L’accertamento dell’insussistenza dell’autonoma organizzazione, inoltre, a fronte dei puntuali rilievi svolti in appello dall’amministrazione e riprodotti nel ricorso – in ordine all’esistenza, rilevata dalle dichiarazioni dei redditi, di lavoratori dipendenti e collaboratori coordinati e continuativi, nonche’ di compensi corrisposti a terzi per prestazioni afferenti l’attivita’ professionale -, si appalesa, da una parte, come affermazione apodittica oltre che generica, e, dall’altra, come non sorretta da congrua e adeguata motivazione.

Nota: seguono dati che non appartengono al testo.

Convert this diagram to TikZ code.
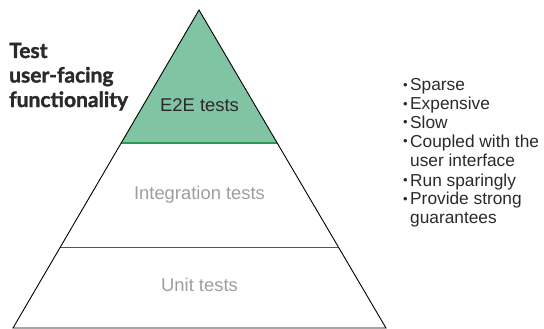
\documentclass[tikz,border=0pt]{standalone}
\usepackage{fontspec}
\setmainfont{Liberation Sans}
\newfontfamily\boldfont{Lato}[BoldFeatures={FakeBold=1.6}]
\usetikzlibrary{calc}
\definecolor{greenfill}{HTML}{80C4A3}
\definecolor{greenline}{HTML}{2E9A5A}
\definecolor{midgray}{HTML}{555555}
\definecolor{lightlabel}{HTML}{9E9E9E}
\definecolor{darklabel}{HTML}{2A2A2A}
\begin{document}
\begin{tikzpicture}[x=1pt,y=-1pt,
  layerlabel/.style={anchor=base,inner sep=0pt,font=\fontsize{18.4}{20}\selectfont},
  bulletdot/.style={anchor=base west,inner sep=0pt,font=\fontsize{13}{15}\selectfont,text=darklabel},
  bullettext/.style={anchor=base west,inner sep=0pt,font=\fontsize{17.3}{19}\selectfont,text=darklabel},
  sidetitle/.style={anchor=base west,inner sep=0pt,font=\boldfont\bfseries\fontsize{21}{24}\selectfont,text=darklabel},
  edge/.style={line width=0.9pt,black}]
\useasboundingbox (0,0) rectangle (544,329);
\coordinate (apex) at (199,10);
\coordinate (bl) at (13,328);
\coordinate (br) at (386,328);
\coordinate (gl) at ($(apex)!0.4182!(bl)$);
\coordinate (gr) at ($(apex)!0.4182!(br)$);
\coordinate (ml) at ($(apex)!0.7453!(bl)$);
\coordinate (mr) at ($(apex)!0.7453!(br)$);
\fill[greenfill] (apex) -- (gl) -- (gr) -- cycle;
\draw[line width=1.2pt,greenline] (gl) -- (gr);
\draw[line width=1pt,midgray] (ml) -- (mr);
\draw[edge,line join=miter] (bl) -- (apex) -- (br) -- cycle;
\node[layerlabel,text=darklabel] (e2e) at (199.5,111) {E2E tests};
\node[layerlabel,text=lightlabel] (integ) at (199.5,199.3) {Integration tests};
\node[layerlabel,text=lightlabel] (unit) at (199.5,291.7) {Unit tests};
\node[sidetitle] (t1) at (9,58) {Test};
\node[sidetitle] (t2) at (9,82.5) {user-facing};
\node[sidetitle] (t3) at (9,107) {functionality};
\foreach \y/\name/\txt in {91/b1/Sparse,110/b2/Expensive,128.5/b3/Slow,147/b4/Coupled with the,186/b6/Run sparingly,204.5/b7/Provide strong}{
  \node[bulletdot] (\name d) at (403,\y-1.5) {•};
  \node[bullettext] (\name) at (410,\y) {\txt};
}
\node[bullettext] (b5) at (410,166.5) {user interface};
\node[bullettext] (b8) at (410,223) {guarantees};
\end{tikzpicture}
\end{document}
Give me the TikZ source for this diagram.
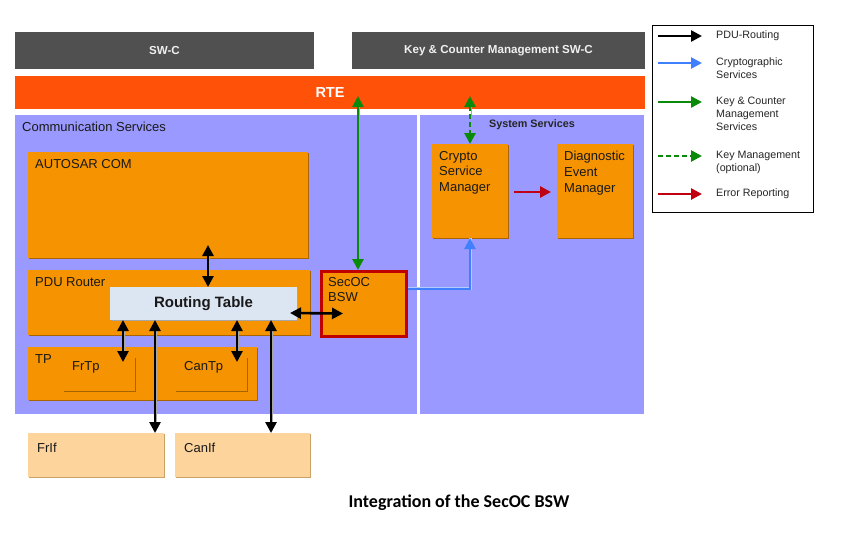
\documentclass[tikz,border=0pt]{standalone}
\usepackage{fontspec}
\setmainfont{Liberation Sans}
\newfontfamily\capfont{Carlito}
\usetikzlibrary{arrows.meta,calc,shadows}
\definecolor{swcgray}{HTML}{505050}
\definecolor{rtecol}{HTML}{FF5208}
\definecolor{panel}{HTML}{9999FF}
\definecolor{orangec}{HTML}{F59300}
\definecolor{orshadow}{HTML}{A86400}
\definecolor{lightor}{HTML}{FDD49B}
\definecolor{rtcol}{HTML}{DCE6F2}
\definecolor{secred}{HTML}{C00000}
\definecolor{grn}{HTML}{0A8A0A}
\definecolor{blu}{HTML}{4080FF}
\definecolor{errred}{HTML}{C00010}
\tikzset{
  base/.style={inner sep=0pt, outer sep=0pt, anchor=north west},
  darkbox/.style={base, fill=swcgray},
  panelbox/.style={base, fill=panel},
  obox/.style={base, fill=orangec, drop shadow={shadow xshift=1.3pt, shadow yshift=-1.3pt, fill=orshadow, opacity=1}},
  lbox/.style={base, fill=lightor, drop shadow={shadow xshift=1.3pt, shadow yshift=-1.3pt, fill=orshadow!60, opacity=1}},
  btext/.style={inner sep=0pt, anchor=west, font=\fontsize{13}{16}\selectfont, text=black!90},
  mtext/.style={inner sep=0pt, anchor=north west, align=left, font=\fontsize{13}{15.7}\selectfont, text=black!90},
  halo/.style={preaction={draw=black!35, transform canvas={xshift=1pt,yshift=-0.5pt}}},
  darrow/.style={{Triangle[length=11pt,width=11pt]}-{Triangle[length=11pt,width=11pt]}, line width=2.6pt, black, halo},
  sarrow/.style={-{Triangle[length=11pt,width=11pt]}, line width=2.6pt},
  legtext/.style={inner sep=0pt, anchor=west, align=left, font=\fontsize{10.7}{13}\selectfont, text=black!85},
}
\begin{document}
\begin{tikzpicture}[x=1pt,y=-1pt]
\useasboundingbox[fill=white] (0,0) rectangle (861,535);

% top layer
\node[darkbox, minimum width=299, minimum height=37] (swc) at (15,32) {};
\node[text=black!6, font=\fontsize{11.6}{13}\selectfont\bfseries] at (swc.center) {SW-C};
\node[darkbox, minimum width=293, minimum height=37] (kcm) at (352,32) {};
\node[text=black!6, font=\fontsize{11.6}{13}\selectfont\bfseries] at (kcm.center) {Key \& Counter Management SW-C};

\node[base, fill=rtecol, minimum width=630, minimum height=33] (rte) at (15,76) {};
\node[text=white, font=\fontsize{14.5}{16}\selectfont\bfseries] at ($(rte.west)+(315,0)$) {RTE};

% panels
\node[panelbox, minimum width=402, minimum height=299] (comm) at (15,115) {};
\node[btext] at ($(comm.north west)+(7,12)$) {Communication Services};
\node[panelbox, minimum width=224, minimum height=299] (sys) at (420,115) {};
\node[inner sep=0pt, font=\fontsize{10.8}{12}\selectfont\bfseries, text=black!85] at ($(sys.north)+(0,10)$) {System Services};

% communication boxes
\node[obox, minimum width=280, minimum height=106] (com) at (28,152) {};
\node[btext] at ($(com.north west)+(7,12)$) {AUTOSAR COM};
\node[obox, minimum width=282, minimum height=65] (pdu) at (28,270) {};
\node[btext] at ($(pdu.north west)+(7,12)$) {PDU Router};
\node[base, fill=rtcol, minimum width=187, minimum height=33, drop shadow={shadow xshift=1.2pt, shadow yshift=-1.2pt, fill=black!35, opacity=1}] (rt) at (110,287) {};
\node[inner sep=0pt, font=\fontsize{15}{17}\selectfont\bfseries, text=black!90] at (rt.center) {Routing Table};
\node[obox, minimum width=229, minimum height=53] (tp) at (28,347) {};
\node[btext] at ($(tp.north west)+(7,12)$) {TP};
\node[obox, minimum width=72, minimum height=34] (frtp) at (63,357) {};
\node[btext] at ($(frtp.north west)+(9,10)$) {FrTp};
\node[obox, minimum width=72, minimum height=34] (cantp) at (175,357) {};
\node[btext] at ($(cantp.north west)+(9,10)$) {CanTp};

\node[base, fill=orangec, draw=secred, line width=3pt, minimum width=85, minimum height=65, drop shadow={shadow xshift=1.3pt, shadow yshift=-1.3pt, fill=orshadow, opacity=1}] (secoc) at (321.5,271.5) {};
\node[mtext] at ($(secoc.north west)+(6.5,5.5)$) {SecOC\\BSW};

\node[lbox, minimum width=136, minimum height=44] (frif) at (28,433) {};
\node[btext] at ($(frif.north west)+(9,15)$) {FrIf};
\node[lbox, minimum width=135, minimum height=44] (canif) at (175,433) {};
\node[btext] at ($(canif.north west)+(9,15)$) {CanIf};

% system boxes
\node[obox, minimum width=76, minimum height=94] (csm) at (432,144) {};
\node[mtext] at ($(csm.north west)+(7,7)$) {Crypto\\Service\\Manager};
\node[obox, minimum width=76, minimum height=94] (dem) at (557,144) {};
\node[mtext] at ($(dem.north west)+(7,7)$) {Diagnostic\\Event\\Manager};

% connectors
\draw[darrow] ($(com.south west)+(180,-13)$) -- ($(rt.north west)+(98,0)$);
\draw[darrow] ($(rt.east)+(-7,9.5)$) -- ($(secoc.west)+(21.5,9.5)$);
\draw[darrow] ($(rt.south west)+(13,0)$) -- ($(frtp.north west)+(60,5)$);
\draw[darrow] ($(rt.south west)+(45,0)$) -- ($(frif.north west)+(127,0)$);
\draw[darrow] ($(rt.south west)+(127,0)$) -- ($(cantp.north west)+(62,5)$);
\draw[darrow] ($(rt.south west)+(161,0)$) -- ($(canif.north west)+(96,0)$);

\draw[darrow, grn, preaction={draw=white!70!grn}] ($(rte.south west)+(343,-13)$) -- ($(secoc.north west)+(36.5,-1.5)$);
\draw[darrow, grn, dashed, dash pattern=on 5pt off 3pt, preaction={draw=none}] ($(rte.south west)+(455,-13)$) -- (csm.north);
\draw[sarrow, blu, line width=2pt, preaction={draw=white!60!blu, line width=3pt, -}] ($(secoc.east)+(1.5,-15.5)$) -| (csm.south);
\draw[sarrow, errred] ($(csm.east)+(6,1)$) -- ($(dem.west)+(-6,1)$);

% legend
\node[base, draw=black, line width=0.8pt, minimum width=161, minimum height=187] (leg) at (652,25) {};
\coordinate (l1a) at ($(leg.north west)+(6,11)$);  \coordinate (l1b) at ($(leg.north west)+(50,11)$);
\coordinate (l2a) at ($(leg.north west)+(6,38)$);  \coordinate (l2b) at ($(leg.north west)+(50,38)$);
\coordinate (l3a) at ($(leg.north west)+(6,77)$);  \coordinate (l3b) at ($(leg.north west)+(50,77)$);
\coordinate (l4a) at ($(leg.north west)+(6,131)$); \coordinate (l4b) at ($(leg.north west)+(50,131)$);
\coordinate (l5a) at ($(leg.north west)+(6,169)$); \coordinate (l5b) at ($(leg.north west)+(50,169)$);
\draw[sarrow, black] (l1a) -- (l1b);
\draw[sarrow, blu] (l2a) -- (l2b);
\draw[sarrow, grn] (l3a) -- (l3b);
\draw[sarrow, grn, dashed, dash pattern=on 5pt off 3pt] (l4a) -- (l4b);
\draw[sarrow, errred] (l5a) -- (l5b);
\node[legtext] at ($(l1b)+(14,0)$) {PDU-Routing};
\node[legtext, anchor=north west] at ($(l2b)+(14,-5)$) {Cryptographic\\Services};
\node[legtext, anchor=north west] at ($(l3b)+(14,-5)$) {Key \& Counter\\Management\\Services};
\node[legtext, anchor=north west] at ($(l4b)+(14,-5)$) {Key Management\\(optional)};
\node[legtext] at ($(l5b)+(14,0)$) {Error Reporting};

% caption
\node[anchor=base, inner sep=0pt, font=\capfont\fontsize{18}{20}\selectfont\bfseries, text=black] (cap) at (459,507) {Integration of the SecOC BSW};
\end{tikzpicture}
\end{document}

In conclusione, si ritiene, che, ai sensi dell’art. 375 c.p.c., comma 1, n. 5, e dell’art. 380 bis c.p.c., il ricorso possa essere deciso in Camera di consiglio in quanto manifestamente fondato”;

che la relazione e’ stata comunicata al pubblico ministero e notificata agli avvocati delle parti costituite;

che non sono state depositate conclusioni scritte ne’ memorie.

Diritto

CONSIDERATO IN DIRITTO

che il Collegio, a seguito della discussione in Camera di consiglio, condivide i motivi in fatto e in diritto esposti nella relazione e pertanto, ribaditi i principi di diritto sopra enunciati, il primo motivo del ricorso deve essere accolto, assorbito l’esame del secondo e del terzo, la sentenza deve essere cassata e la causa rinviata, anche per le spese, ad altra sezione della Commissione tributaria regionale del Lazio.

P.Q.M.

LA CORTE Accoglie il primo motivo del ricorso, cassa la sentenza impugnata e rinvia, anche per le spese, alla Commissione tributaria regionale del Lazio.

Cosi’ deciso in Roma, il 12 gennaio 2010.